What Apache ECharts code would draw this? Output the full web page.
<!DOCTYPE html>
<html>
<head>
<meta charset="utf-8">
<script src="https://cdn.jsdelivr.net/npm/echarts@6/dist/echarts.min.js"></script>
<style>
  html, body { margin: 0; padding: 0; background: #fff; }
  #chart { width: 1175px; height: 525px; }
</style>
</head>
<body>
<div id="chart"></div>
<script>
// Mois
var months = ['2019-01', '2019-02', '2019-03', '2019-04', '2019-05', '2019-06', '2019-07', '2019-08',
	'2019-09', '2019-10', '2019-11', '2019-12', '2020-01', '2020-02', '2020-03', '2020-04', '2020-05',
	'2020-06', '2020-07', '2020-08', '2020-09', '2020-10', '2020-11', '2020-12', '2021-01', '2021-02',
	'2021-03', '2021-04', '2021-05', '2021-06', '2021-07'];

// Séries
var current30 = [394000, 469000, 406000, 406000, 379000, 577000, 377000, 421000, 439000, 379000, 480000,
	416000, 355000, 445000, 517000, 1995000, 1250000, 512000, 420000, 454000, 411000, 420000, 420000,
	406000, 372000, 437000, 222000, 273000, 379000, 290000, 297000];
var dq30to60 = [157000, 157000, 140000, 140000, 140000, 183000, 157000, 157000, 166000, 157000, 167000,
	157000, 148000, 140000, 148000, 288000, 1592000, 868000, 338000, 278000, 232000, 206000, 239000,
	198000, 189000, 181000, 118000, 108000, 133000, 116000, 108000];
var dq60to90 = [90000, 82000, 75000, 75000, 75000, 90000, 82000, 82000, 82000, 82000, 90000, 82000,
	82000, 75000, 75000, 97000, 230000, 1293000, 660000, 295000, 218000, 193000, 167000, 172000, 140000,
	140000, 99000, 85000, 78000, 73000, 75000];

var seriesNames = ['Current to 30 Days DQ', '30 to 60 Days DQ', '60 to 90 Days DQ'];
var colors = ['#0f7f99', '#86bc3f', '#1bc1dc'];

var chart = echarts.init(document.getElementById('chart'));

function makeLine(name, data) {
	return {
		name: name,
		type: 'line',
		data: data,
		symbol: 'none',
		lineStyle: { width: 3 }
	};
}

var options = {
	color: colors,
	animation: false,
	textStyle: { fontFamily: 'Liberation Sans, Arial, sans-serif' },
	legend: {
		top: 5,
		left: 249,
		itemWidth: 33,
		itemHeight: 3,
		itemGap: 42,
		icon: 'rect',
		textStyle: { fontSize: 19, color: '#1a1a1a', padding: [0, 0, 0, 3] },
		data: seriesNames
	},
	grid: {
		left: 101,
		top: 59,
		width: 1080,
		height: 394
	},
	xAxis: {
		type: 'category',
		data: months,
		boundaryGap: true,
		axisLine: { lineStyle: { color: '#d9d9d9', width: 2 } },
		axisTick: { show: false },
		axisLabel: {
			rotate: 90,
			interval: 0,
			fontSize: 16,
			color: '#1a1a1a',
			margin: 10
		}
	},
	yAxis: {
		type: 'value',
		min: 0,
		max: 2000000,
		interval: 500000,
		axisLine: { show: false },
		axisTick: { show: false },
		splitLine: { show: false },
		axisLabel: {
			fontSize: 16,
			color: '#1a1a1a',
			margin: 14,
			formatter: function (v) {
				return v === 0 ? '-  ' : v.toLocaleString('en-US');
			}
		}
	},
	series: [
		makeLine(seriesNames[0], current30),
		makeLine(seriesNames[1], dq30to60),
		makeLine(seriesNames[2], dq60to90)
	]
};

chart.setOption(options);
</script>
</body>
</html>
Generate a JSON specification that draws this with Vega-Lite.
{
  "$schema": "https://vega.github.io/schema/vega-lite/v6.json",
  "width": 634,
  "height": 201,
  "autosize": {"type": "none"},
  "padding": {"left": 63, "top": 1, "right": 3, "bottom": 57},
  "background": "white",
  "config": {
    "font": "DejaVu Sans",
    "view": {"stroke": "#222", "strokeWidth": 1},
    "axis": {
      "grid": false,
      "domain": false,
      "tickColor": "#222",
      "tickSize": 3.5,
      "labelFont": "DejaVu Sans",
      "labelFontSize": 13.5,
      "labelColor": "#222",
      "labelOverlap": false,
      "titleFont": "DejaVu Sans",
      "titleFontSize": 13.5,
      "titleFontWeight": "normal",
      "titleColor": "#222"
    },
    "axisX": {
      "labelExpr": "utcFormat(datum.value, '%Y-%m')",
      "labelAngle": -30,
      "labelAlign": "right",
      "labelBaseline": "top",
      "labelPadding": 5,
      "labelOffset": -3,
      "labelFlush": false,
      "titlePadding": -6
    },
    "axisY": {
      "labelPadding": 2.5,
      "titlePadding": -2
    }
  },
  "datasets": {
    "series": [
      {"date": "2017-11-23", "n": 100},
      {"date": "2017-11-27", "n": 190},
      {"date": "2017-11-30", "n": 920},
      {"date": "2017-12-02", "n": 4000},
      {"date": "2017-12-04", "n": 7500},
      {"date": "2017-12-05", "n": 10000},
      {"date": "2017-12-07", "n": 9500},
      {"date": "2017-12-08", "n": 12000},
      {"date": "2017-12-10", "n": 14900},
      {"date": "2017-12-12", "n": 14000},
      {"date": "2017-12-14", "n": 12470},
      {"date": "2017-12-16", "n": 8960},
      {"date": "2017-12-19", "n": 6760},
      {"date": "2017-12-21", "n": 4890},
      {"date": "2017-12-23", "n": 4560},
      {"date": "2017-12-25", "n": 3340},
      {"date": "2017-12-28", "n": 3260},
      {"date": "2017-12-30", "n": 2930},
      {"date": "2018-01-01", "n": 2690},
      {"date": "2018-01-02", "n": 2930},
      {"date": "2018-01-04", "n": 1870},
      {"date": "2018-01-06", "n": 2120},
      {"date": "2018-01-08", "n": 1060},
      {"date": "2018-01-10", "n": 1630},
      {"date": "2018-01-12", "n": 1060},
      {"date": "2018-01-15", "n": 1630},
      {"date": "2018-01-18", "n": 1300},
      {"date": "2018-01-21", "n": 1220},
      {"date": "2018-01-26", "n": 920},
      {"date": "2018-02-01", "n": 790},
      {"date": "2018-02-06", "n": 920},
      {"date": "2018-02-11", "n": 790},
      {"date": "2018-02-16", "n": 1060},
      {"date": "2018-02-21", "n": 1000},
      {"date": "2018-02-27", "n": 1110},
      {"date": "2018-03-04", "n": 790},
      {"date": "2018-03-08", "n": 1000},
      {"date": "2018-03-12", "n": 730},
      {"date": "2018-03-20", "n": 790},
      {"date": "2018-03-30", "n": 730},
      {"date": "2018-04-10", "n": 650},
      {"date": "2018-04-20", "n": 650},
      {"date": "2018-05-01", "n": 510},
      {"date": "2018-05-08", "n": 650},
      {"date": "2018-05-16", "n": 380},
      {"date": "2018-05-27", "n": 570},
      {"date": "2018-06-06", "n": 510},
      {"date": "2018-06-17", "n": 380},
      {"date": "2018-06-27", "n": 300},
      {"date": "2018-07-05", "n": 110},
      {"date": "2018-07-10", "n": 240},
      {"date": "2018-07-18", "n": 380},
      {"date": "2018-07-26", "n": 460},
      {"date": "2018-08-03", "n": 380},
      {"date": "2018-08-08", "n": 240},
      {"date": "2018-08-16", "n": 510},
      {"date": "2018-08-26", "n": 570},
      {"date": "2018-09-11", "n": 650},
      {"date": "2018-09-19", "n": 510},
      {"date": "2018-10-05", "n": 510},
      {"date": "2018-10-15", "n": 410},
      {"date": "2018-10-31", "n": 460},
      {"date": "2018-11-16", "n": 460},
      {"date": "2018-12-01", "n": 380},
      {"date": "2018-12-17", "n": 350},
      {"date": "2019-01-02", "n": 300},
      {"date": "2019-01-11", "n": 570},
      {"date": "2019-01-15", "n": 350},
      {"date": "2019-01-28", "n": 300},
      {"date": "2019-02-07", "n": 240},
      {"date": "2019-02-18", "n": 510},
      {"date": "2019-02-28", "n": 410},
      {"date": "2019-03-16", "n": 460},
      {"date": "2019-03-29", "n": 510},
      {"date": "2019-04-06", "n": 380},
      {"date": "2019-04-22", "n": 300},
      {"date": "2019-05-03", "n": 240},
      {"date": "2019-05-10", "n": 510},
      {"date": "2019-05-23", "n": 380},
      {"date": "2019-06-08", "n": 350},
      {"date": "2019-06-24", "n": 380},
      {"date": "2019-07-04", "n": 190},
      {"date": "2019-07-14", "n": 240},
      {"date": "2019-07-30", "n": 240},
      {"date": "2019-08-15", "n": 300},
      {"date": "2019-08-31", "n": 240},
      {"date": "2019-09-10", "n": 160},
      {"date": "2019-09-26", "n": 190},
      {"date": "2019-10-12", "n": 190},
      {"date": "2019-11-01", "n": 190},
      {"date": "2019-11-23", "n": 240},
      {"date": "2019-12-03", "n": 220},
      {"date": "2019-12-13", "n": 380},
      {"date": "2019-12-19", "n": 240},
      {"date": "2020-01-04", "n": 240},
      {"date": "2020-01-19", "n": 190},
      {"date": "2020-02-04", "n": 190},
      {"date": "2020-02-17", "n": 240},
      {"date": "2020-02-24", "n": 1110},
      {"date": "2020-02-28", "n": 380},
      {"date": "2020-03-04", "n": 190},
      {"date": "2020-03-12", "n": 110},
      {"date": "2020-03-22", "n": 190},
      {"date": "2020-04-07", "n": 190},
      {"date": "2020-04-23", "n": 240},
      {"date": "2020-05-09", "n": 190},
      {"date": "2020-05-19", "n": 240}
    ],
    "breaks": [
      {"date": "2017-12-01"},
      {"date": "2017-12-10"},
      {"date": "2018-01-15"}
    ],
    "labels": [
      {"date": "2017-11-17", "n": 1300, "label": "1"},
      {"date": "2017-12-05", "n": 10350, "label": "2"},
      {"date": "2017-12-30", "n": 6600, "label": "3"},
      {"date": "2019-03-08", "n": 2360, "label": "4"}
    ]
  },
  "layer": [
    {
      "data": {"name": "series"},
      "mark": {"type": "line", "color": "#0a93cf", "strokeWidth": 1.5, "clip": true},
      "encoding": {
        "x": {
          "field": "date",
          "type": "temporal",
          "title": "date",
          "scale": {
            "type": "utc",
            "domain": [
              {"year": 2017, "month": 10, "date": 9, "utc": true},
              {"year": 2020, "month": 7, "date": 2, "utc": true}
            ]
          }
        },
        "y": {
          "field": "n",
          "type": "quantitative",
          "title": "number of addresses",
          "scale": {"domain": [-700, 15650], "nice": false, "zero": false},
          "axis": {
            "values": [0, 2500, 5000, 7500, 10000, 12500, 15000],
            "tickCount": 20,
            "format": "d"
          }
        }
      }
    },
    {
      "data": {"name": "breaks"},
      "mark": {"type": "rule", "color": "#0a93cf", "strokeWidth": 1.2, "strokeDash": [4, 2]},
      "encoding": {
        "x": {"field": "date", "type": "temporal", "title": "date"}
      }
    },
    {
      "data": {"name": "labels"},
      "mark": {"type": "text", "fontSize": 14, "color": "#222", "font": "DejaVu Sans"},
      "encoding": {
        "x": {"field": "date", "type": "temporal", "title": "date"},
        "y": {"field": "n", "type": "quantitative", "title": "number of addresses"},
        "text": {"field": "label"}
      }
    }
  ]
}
☆ ☆ ☆
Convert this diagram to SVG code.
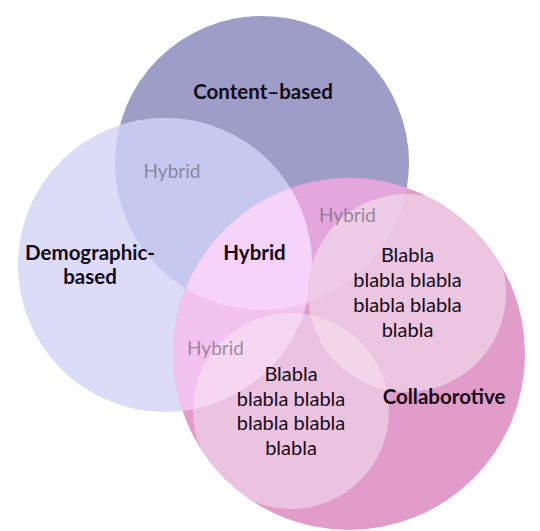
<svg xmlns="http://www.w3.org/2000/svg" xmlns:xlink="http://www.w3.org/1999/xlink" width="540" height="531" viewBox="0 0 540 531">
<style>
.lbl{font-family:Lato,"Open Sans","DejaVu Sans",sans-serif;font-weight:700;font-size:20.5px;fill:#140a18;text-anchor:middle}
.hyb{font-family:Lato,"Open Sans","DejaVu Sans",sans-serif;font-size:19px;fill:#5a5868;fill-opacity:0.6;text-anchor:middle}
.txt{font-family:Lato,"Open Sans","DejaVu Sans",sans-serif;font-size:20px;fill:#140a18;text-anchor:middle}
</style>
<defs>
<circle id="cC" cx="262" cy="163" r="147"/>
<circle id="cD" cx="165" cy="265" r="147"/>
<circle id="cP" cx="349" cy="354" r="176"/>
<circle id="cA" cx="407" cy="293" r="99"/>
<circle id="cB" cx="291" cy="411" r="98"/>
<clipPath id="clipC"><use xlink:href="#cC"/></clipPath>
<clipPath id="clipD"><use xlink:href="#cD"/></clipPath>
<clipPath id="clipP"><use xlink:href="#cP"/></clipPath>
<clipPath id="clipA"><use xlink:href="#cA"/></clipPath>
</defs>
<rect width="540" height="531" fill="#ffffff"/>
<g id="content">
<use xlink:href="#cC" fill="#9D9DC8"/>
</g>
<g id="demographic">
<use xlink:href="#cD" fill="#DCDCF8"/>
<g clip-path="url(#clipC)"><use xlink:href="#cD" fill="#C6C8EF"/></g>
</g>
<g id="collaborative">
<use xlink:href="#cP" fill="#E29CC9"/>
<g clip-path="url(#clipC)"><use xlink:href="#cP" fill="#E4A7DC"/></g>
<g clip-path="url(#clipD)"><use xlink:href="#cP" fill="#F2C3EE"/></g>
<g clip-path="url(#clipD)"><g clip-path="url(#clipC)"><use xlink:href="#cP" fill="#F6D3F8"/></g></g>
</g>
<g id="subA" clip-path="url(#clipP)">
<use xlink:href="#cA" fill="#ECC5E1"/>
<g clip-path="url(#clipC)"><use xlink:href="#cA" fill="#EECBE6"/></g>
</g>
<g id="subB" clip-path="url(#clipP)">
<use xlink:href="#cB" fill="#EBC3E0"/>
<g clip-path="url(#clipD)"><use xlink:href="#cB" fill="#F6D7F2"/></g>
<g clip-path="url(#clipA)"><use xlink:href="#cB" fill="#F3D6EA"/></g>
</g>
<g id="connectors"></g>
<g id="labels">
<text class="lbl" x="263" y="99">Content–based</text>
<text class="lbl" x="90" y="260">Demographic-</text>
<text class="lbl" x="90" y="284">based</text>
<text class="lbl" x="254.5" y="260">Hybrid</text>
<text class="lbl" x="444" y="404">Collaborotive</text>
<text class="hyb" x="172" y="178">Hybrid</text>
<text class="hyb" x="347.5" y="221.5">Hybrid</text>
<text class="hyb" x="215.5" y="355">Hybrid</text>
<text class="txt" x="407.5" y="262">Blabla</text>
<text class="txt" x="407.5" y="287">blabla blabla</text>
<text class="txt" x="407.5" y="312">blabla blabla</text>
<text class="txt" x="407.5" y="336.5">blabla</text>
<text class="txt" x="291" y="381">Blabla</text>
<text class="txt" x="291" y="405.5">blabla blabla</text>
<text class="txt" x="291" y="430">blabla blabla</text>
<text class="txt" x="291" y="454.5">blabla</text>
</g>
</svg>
☆ ☆ ☆
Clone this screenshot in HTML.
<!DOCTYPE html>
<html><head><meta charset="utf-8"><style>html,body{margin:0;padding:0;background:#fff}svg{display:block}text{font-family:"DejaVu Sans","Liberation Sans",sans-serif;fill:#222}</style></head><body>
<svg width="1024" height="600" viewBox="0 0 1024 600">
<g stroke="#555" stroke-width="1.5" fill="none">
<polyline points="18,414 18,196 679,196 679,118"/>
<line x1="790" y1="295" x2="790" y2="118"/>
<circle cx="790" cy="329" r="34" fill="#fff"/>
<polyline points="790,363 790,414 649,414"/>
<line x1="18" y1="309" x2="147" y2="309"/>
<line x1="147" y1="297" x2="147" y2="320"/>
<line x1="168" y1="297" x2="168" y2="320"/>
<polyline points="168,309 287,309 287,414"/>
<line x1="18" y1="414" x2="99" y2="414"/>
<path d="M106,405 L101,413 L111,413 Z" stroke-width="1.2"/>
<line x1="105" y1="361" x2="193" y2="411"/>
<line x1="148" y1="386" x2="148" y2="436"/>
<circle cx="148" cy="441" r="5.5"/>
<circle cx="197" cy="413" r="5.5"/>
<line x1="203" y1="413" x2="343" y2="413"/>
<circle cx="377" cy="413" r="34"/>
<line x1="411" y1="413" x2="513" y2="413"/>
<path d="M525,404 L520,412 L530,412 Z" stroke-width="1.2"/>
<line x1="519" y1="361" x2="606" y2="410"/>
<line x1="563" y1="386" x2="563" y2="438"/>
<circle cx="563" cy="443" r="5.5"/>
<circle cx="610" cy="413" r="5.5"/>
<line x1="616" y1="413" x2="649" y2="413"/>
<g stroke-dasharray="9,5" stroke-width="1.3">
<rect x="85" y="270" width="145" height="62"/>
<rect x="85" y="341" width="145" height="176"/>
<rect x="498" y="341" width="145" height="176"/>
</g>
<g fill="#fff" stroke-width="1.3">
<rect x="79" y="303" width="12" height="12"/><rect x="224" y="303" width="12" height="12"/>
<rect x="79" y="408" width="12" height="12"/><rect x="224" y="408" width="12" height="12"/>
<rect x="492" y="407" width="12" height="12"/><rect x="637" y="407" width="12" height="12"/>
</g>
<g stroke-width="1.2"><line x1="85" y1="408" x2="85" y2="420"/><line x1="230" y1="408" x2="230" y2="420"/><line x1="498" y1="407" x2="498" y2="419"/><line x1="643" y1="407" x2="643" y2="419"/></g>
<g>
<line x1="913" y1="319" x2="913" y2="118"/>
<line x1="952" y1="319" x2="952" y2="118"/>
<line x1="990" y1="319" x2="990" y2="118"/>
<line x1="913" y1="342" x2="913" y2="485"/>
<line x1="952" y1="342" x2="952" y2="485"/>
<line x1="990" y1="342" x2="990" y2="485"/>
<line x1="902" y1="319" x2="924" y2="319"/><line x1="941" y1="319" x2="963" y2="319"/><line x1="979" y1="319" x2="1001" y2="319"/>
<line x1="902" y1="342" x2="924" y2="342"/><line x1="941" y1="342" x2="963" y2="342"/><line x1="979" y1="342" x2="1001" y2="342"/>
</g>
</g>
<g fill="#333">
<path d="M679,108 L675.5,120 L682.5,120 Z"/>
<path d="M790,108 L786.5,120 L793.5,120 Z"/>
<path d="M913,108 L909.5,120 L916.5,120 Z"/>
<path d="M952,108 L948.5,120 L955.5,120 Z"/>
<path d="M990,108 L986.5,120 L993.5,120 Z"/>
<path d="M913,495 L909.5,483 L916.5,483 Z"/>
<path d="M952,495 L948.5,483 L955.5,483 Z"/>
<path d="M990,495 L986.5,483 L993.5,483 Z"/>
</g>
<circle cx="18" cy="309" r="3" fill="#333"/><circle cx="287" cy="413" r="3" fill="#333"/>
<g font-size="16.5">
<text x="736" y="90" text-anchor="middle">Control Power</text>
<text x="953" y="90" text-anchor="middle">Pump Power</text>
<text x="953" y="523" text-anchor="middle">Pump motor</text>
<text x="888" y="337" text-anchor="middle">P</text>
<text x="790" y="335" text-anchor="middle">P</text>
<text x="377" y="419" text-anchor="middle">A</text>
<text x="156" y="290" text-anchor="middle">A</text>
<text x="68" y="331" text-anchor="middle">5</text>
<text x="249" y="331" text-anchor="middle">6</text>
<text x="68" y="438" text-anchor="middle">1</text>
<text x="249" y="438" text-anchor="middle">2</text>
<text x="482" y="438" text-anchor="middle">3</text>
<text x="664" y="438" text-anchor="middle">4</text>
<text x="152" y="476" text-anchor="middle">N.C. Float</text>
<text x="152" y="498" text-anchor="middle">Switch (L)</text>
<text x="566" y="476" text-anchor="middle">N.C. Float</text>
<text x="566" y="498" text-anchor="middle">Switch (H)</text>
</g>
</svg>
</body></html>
☆ ☆ ☆
**Task goal**
All lines of the data above that include the word "code" must be shown.

**Expected answer**
What Apache ECharts code would draw this? Output the full web page.
Convert this diagram to SVG code.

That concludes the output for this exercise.